Allow keyless commands to return MOVED response
Valkey Search module introduces new commands (FT.CREATE , FT.SEARCH, and others) that operate on indexes instead of keys (see commands). Indexes are global, and Valkey search provides the required machinery to distribute the index metadata to all nodes in the cluster, and collect query results from all nodes. The Search module commands are currently decorated with command flags write and readonly (see module loader).
However, since these commands are not associated to keys, they don’t automatically return a MOVED response when executed on replica nodes in cluster-mode enabled Valkey clusters. I opened 2 issues in Valkey Search repo to report this issue for FT.SEARCH (and other readonly commands) and FT.CREATE (and other write commands). Here is an example of the FT.CREATE command behavior:
Current behavior:
127.0.0.1:6379> FT.CREATE json_idx1 ON JSON PREFIX 1 json: SCHEMA $.vec AS VEC VECTOR HNSW 6 DIM 2 TYPE FLOAT32 DISTANCE_METRIC L2
(error) READONLY You can't write against a read only replica
Expected behavior
127.0.0.1:6379> FT.CREATE json_idx1 ON JSON PREFIX 1 json: SCHEMA $.vec AS VEC VECTOR HNSW 6 DIM 2 TYPE FLOAT32 DISTANCE_METRIC L2
(error) MOVED <hash slot> <primary node ip:port>
Since this behavior is controlled by the Valkey core, Valkey Search module would require new functionality (for example additional command flags) to enable command routing via MOVED response for keyless commands.
Similar issue to the one described above was already opened here https://github.com/valkey-io/valkey/issues/369
The MOVED redirect contains a hash slot, but commands without keys have no hash slot. If we return slot -1 or something like that, it can break existing clients.
Many clients reload the slot mapping (cluster slots) when the get a moved redirect. Maybe they should do that also if they get a READONLY reply from a node they think is a primary? We could recommend this in the cluster documentation...
We could also return a valid hash slot (for example lowest / highest / random) owned by the current shard to utilize the existing redirection mechanism without breaking clients.
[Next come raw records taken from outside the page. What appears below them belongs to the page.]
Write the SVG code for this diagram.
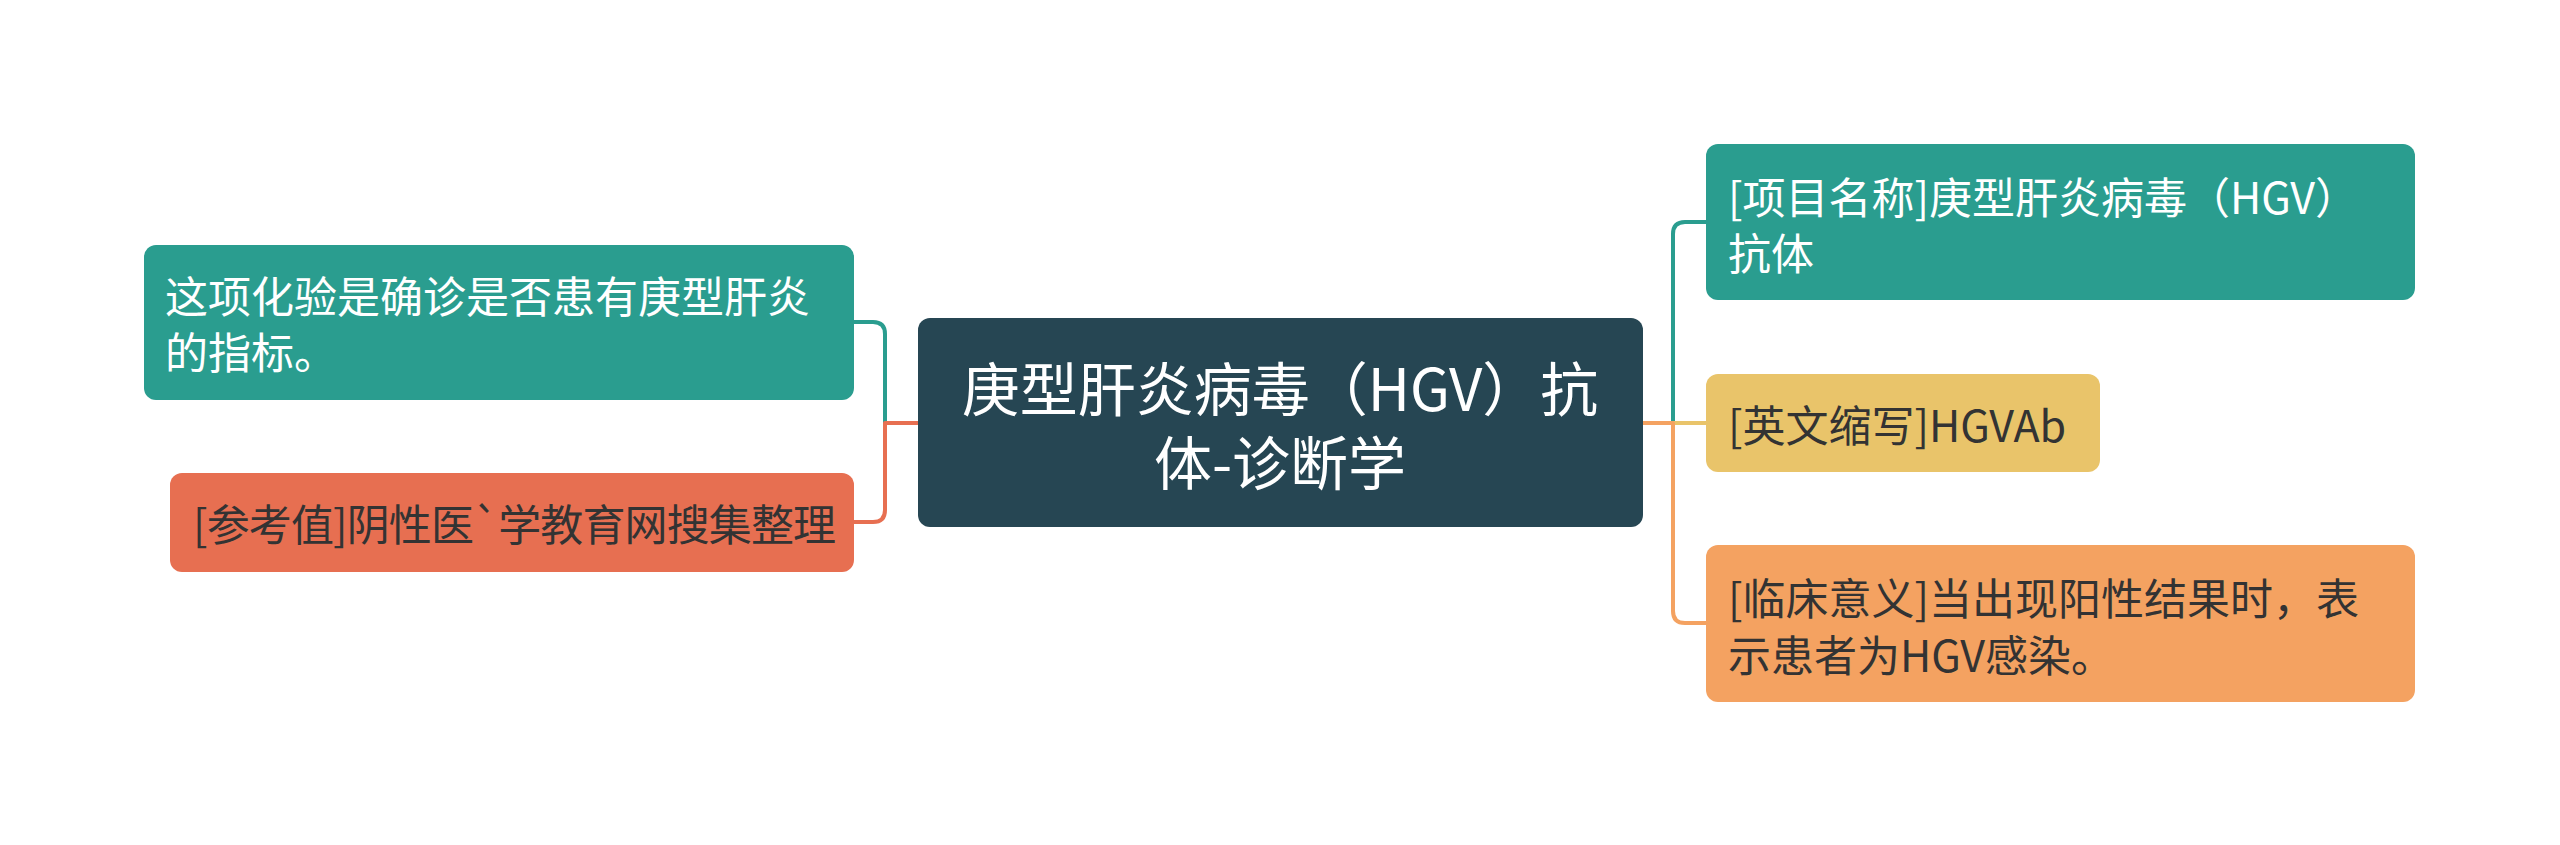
<svg xmlns="http://www.w3.org/2000/svg" width="2560" height="845" viewBox="0 0 2560 845">
<style>
text{font-family:"Noto Sans CJK SC","Noto Sans",sans-serif;dominant-baseline:central}
.c{font-size:58px;fill:#ffffff;text-anchor:middle}
.n{font-size:43px}
.w{fill:#ffffff}
.d{fill:#333333}
.ln{fill:none;stroke-width:4;stroke-linecap:round;stroke-linejoin:round}
</style>
<rect width="2560" height="845" fill="#ffffff"/>
<g id="connectors">
<path class="ln" stroke="#2A9D8F" d="M918 423 H885 V334 Q885 322 873 322 H854"/>
<path class="ln" stroke="#E76F51" d="M918 423 H885 V510 Q885 522 873 522 H854"/>
<path class="ln" stroke="#2A9D8F" d="M1643 423 H1673 V234 Q1673 222 1685 222 H1706"/>
<path class="ln" stroke="#E9C46A" d="M1643 423 H1706"/>
<path class="ln" stroke="#F4A261" d="M1643 423 H1673 V611 Q1673 623 1685 623 H1706"/>
</g>
<g id="center">
<rect x="918" y="318" width="725" height="209" rx="12" fill="#264653"/>
<text class="c" x="1280" y="386">庚型肝炎病毒（HGV）抗<tspan x="1280" dy="74">体-诊断学</tspan></text>
</g>
<g id="left1">
<rect x="144" y="245" width="710" height="155" rx="12" fill="#2A9D8F"/>
<text class="n w" x="165" y="294">这项化验是确诊是否患有庚型肝炎<tspan x="165" dy="56">的指标。</tspan></text>
</g>
<g id="left2">
<rect x="170" y="473" width="684" height="99" rx="12" fill="#E76F51"/>
<text class="n d" x="193" y="522" textLength="643" lengthAdjust="spacing">[参考值]阴性医`学教育网搜集整理</text>
</g>
<g id="right1">
<rect x="1706" y="144" width="709" height="156" rx="12" fill="#2A9D8F"/>
<text class="n w" x="1728" y="195">[项目名称]庚型肝炎病毒（HGV）<tspan x="1728" dy="56">抗体</tspan></text>
</g>
<g id="right2">
<rect x="1706" y="374" width="394" height="98" rx="12" fill="#E9C46A"/>
<text class="n d" x="1728" y="423">[英文缩写]HGVAb</text>
</g>
<g id="right3">
<rect x="1706" y="545" width="709" height="157" rx="12" fill="#F4A261"/>
<text class="n d" x="1728" y="596">[临床意义]当出现阳性结果时，表<tspan x="1728" dy="57">示患者为HGV感染。</tspan></text>
</g>
</svg>
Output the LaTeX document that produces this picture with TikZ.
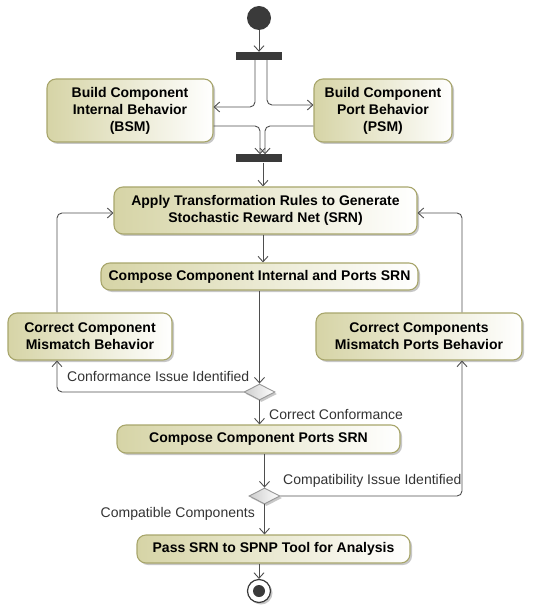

I suggest to allow reply with -REDIRECT error (like in CMD) which will redirect the request to the current primary of the replica node. In order to limit the client breakage, we will only perform that in case the client explicitly stated the REDIRECT capability in the initial negotiation.
This will also allow handling other cases like flushall.
In cases where there was a failover and the client is counting on periodic topology refreshes, it might be that the client will have long period of time (depending on the refresh frequency) in which it will not be able to progress.
@ranshid Cluster replicas redirect even read commands like GET if you don't send the READONLY command first. It doesn't redirect RANDOMKEY, SCAN and KEYS though (issue #369). Should we return REDIRECT for these commands too?